■ Material shown ■

:::

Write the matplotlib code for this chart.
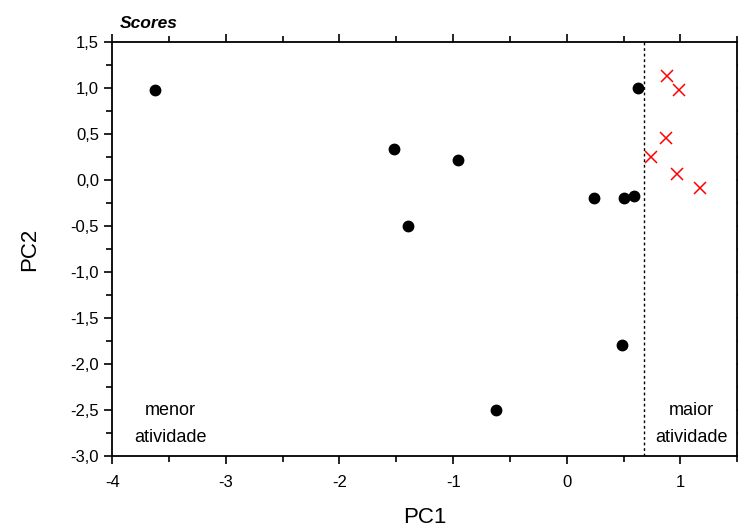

:::

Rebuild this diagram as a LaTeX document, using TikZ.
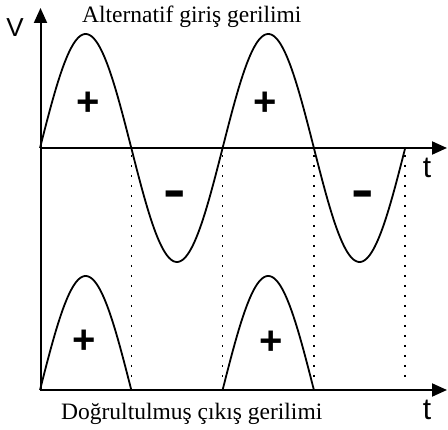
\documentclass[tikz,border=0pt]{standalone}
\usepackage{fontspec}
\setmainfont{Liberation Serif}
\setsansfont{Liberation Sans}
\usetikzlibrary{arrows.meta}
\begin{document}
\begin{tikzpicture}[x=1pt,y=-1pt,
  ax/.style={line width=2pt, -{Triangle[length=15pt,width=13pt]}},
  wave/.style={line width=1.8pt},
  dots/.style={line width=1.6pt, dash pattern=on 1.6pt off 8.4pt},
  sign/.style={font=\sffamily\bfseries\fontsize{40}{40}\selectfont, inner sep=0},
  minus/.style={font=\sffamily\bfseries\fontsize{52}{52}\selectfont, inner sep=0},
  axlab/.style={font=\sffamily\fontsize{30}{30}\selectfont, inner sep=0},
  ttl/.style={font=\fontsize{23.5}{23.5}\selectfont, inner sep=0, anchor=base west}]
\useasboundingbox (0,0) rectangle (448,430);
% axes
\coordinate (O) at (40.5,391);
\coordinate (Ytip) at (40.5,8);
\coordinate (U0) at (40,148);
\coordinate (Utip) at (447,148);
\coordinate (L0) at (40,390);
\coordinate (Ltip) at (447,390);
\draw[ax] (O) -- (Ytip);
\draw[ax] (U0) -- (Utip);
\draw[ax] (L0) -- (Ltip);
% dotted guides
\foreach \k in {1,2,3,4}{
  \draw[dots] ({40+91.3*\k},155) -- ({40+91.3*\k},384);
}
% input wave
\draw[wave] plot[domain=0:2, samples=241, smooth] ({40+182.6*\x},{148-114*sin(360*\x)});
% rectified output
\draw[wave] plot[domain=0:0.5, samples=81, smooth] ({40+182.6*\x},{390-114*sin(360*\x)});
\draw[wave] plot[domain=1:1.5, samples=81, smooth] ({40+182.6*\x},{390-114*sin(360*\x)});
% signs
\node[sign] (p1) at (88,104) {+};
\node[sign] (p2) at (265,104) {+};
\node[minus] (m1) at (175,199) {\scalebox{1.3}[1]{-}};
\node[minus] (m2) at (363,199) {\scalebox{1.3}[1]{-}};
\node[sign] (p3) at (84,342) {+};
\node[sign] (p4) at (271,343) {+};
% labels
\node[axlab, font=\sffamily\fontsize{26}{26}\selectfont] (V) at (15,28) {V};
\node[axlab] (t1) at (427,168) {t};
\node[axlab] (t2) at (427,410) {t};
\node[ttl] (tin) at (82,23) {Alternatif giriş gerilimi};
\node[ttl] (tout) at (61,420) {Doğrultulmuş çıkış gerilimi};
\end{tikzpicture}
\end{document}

:::

■ To do ■
Copy each line of the listing that holds the word "this".

■ Full solution ■
Write the matplotlib code for this chart.
Rebuild this diagram as a LaTeX document, using TikZ.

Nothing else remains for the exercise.